Problem details: Copy out every line that contains the word "this".

Dataset content:

####

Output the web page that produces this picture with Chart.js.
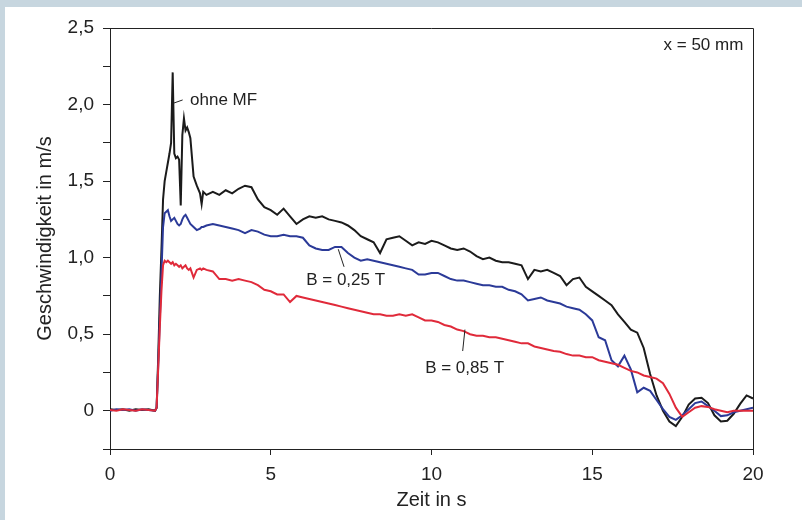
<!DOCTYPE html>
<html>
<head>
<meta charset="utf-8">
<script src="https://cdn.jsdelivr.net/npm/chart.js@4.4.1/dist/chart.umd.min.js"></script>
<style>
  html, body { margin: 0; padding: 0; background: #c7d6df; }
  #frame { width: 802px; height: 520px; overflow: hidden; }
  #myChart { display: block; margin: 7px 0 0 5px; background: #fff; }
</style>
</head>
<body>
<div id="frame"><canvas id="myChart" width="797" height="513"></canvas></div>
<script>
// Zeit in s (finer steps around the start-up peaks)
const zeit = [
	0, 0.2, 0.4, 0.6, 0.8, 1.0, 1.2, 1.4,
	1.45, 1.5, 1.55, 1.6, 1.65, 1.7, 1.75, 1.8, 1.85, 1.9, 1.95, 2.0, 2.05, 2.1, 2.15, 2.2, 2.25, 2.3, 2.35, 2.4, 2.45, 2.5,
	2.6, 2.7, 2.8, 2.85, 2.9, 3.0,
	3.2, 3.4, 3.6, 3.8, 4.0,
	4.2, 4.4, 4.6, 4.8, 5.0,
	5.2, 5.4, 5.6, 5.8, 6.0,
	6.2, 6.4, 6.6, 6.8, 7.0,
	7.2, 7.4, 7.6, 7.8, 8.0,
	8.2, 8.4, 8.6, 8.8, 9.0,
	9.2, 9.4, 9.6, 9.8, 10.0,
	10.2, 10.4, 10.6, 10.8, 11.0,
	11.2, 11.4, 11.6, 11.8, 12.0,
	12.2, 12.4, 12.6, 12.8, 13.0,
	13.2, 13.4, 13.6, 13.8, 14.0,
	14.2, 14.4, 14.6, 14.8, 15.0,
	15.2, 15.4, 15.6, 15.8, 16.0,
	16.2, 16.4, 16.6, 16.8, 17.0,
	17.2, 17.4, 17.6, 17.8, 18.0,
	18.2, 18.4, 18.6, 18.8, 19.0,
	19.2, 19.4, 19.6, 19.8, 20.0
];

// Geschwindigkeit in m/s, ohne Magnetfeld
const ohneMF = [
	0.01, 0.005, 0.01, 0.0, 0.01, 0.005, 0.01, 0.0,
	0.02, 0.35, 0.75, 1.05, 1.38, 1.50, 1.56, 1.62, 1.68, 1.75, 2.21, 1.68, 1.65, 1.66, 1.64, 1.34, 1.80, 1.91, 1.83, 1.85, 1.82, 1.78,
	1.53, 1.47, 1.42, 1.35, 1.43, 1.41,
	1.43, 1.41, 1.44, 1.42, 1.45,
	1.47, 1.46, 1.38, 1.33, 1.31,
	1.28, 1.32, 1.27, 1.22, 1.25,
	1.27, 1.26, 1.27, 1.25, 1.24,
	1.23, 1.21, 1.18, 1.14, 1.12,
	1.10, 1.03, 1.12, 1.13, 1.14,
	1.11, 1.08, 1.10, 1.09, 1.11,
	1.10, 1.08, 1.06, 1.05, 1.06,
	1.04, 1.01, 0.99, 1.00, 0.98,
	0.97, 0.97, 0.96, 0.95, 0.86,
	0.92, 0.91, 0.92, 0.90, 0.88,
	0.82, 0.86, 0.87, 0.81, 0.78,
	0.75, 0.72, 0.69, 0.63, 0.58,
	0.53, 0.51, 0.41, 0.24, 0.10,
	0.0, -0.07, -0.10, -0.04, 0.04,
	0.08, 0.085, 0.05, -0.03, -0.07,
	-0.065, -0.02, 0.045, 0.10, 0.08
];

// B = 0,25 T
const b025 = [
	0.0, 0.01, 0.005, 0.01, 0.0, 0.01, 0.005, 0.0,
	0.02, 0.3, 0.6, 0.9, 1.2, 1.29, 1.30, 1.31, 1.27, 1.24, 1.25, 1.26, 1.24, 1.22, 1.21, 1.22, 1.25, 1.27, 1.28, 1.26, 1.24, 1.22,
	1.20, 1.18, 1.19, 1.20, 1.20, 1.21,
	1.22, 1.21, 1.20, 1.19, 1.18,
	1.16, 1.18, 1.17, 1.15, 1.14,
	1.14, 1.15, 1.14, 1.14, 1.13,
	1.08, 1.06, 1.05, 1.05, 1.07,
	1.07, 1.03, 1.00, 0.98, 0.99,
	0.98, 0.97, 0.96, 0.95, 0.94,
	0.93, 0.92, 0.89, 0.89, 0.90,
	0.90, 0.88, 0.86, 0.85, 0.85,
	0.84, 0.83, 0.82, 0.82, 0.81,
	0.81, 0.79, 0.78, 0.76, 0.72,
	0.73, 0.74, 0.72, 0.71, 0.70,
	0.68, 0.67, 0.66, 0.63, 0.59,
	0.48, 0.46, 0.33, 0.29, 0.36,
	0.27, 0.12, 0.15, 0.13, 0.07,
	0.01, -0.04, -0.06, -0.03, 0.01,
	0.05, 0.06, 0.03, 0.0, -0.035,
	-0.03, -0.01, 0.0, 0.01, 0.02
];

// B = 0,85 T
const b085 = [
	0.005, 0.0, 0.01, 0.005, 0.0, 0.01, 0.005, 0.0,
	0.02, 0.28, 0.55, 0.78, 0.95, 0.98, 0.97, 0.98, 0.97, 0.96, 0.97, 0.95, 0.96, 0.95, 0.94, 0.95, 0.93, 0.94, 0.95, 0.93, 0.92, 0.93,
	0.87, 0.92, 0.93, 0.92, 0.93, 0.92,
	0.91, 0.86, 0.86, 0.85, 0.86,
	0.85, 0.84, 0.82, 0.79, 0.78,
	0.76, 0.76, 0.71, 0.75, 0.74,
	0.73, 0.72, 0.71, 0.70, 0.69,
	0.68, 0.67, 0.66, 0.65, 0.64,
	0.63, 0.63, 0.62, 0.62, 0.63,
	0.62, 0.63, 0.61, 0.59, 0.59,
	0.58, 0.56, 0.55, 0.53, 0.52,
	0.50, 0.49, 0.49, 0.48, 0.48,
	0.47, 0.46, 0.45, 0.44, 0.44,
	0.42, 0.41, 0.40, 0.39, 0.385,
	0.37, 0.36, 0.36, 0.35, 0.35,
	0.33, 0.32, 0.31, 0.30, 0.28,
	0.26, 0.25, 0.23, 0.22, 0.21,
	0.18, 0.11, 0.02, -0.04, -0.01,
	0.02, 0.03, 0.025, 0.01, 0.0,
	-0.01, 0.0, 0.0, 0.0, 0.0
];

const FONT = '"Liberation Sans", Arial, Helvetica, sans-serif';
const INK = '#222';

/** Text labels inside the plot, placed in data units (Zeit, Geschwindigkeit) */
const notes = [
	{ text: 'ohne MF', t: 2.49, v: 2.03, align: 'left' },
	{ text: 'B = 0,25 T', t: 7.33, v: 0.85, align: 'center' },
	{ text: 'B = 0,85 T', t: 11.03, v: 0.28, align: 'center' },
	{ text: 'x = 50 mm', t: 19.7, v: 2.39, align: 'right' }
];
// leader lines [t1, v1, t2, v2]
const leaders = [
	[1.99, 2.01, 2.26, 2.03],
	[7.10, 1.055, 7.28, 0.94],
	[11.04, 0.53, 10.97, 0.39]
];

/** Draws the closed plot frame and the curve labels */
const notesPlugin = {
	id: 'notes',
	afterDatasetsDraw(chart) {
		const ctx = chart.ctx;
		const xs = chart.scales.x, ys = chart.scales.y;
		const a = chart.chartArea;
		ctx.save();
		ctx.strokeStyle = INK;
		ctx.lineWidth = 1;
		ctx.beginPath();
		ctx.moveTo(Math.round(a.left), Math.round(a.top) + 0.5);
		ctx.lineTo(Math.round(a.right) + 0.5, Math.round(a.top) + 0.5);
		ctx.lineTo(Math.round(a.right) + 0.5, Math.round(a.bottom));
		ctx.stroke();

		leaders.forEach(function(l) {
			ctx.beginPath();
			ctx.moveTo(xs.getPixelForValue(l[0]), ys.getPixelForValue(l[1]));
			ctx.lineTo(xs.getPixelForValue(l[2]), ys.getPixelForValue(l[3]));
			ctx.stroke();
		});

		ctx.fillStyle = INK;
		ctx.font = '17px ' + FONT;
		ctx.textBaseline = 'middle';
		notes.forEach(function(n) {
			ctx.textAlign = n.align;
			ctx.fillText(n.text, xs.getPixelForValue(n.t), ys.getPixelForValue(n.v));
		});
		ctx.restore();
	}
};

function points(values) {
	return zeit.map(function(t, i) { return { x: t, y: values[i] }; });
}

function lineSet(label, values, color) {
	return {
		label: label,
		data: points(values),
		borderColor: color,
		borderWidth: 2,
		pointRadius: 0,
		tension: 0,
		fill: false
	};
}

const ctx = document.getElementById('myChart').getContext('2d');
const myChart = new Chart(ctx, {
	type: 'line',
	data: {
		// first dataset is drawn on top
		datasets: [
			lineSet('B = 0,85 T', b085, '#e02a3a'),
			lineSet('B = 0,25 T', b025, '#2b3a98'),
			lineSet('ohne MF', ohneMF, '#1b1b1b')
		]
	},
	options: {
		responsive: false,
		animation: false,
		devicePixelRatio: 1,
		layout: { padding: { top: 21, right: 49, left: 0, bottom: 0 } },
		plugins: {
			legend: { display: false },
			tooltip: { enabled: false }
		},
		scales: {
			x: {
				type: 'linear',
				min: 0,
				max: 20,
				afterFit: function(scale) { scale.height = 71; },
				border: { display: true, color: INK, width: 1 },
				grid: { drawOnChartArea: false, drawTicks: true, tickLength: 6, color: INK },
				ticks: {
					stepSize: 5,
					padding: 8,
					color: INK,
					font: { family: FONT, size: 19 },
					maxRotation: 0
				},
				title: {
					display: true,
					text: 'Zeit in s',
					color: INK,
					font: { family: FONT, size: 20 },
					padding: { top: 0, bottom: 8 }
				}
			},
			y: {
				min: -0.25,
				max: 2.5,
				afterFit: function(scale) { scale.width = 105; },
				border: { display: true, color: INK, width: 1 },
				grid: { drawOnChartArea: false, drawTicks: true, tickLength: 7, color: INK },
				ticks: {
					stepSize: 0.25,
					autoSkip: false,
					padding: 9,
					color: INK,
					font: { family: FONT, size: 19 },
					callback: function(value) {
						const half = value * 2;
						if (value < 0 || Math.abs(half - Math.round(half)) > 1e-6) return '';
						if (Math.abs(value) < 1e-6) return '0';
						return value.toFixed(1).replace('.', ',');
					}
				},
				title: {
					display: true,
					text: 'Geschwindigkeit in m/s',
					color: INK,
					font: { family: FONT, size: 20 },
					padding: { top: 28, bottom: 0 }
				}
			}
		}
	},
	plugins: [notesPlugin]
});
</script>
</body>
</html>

####

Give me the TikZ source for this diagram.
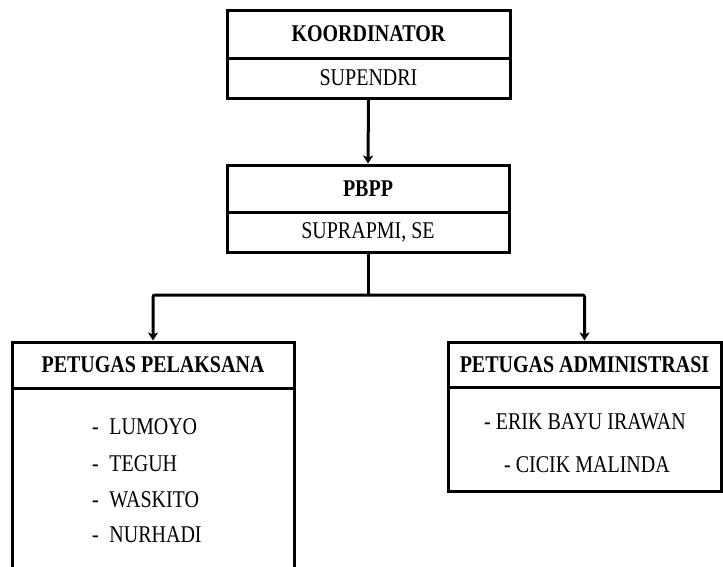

####

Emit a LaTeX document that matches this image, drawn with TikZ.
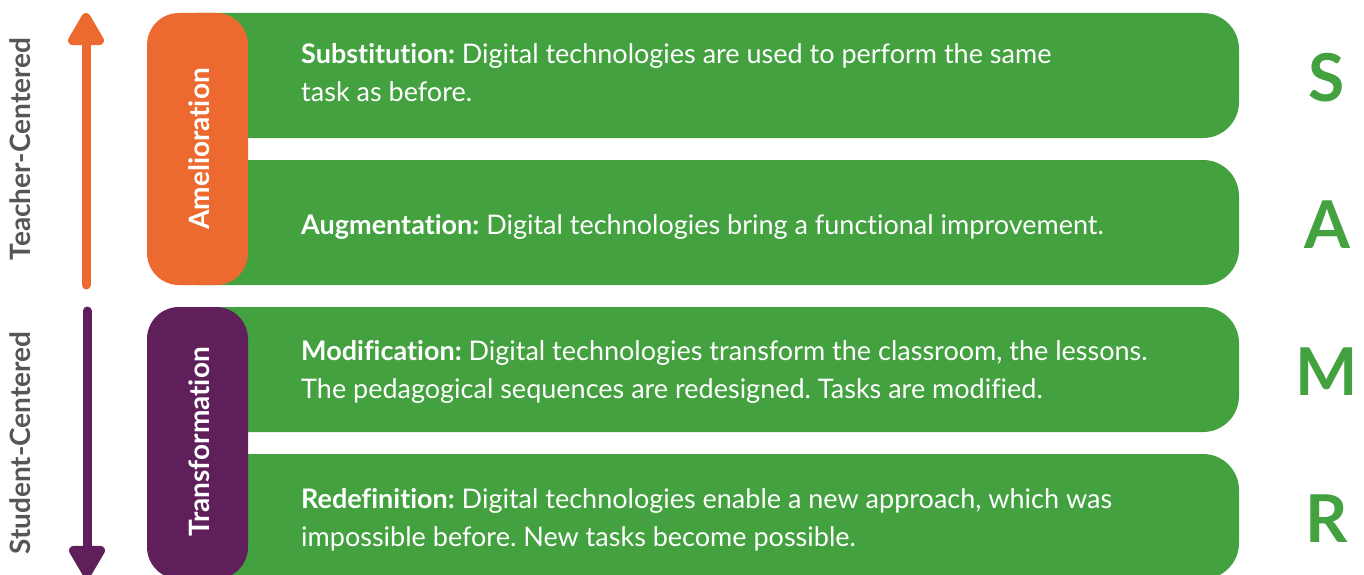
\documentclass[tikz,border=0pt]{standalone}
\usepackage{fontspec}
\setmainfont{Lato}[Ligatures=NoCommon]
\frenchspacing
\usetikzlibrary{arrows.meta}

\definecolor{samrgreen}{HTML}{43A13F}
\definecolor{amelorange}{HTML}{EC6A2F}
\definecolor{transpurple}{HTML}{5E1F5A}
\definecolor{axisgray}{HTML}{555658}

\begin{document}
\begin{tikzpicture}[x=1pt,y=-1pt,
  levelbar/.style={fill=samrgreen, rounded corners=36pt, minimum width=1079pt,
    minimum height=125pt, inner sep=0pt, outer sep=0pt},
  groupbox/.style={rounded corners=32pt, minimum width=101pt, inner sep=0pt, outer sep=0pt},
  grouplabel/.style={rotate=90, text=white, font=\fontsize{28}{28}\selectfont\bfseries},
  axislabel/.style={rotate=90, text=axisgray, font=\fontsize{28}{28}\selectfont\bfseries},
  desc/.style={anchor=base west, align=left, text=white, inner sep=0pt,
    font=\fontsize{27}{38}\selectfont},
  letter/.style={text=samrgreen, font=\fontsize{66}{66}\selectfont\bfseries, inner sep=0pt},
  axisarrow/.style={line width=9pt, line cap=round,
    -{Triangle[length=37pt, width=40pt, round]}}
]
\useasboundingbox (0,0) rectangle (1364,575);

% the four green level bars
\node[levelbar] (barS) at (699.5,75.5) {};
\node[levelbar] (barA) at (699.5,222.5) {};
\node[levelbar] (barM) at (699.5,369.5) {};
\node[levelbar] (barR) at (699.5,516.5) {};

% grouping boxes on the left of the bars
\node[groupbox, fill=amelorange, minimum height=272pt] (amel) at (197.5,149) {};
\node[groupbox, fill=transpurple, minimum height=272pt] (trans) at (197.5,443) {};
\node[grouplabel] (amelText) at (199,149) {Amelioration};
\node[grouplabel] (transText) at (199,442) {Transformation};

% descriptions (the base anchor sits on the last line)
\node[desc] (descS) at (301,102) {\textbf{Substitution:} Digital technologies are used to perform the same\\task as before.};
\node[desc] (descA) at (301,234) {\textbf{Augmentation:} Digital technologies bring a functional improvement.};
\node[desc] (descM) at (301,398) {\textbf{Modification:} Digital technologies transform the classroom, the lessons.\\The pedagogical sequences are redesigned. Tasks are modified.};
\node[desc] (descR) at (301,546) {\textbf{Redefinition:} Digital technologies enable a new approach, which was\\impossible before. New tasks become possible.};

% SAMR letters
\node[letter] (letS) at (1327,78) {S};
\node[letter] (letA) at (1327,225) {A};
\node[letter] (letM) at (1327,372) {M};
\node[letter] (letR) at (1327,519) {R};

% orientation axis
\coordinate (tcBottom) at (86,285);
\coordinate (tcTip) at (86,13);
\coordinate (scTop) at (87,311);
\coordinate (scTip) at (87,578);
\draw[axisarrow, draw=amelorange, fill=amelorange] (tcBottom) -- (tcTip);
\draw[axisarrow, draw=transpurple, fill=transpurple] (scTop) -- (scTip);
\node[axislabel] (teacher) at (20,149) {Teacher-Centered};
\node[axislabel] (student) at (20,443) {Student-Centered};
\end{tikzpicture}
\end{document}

####

Problem solution:
Output the web page that produces this picture with Chart.js.
Give me the TikZ source for this diagram.
Emit a LaTeX document that matches this image, drawn with TikZ.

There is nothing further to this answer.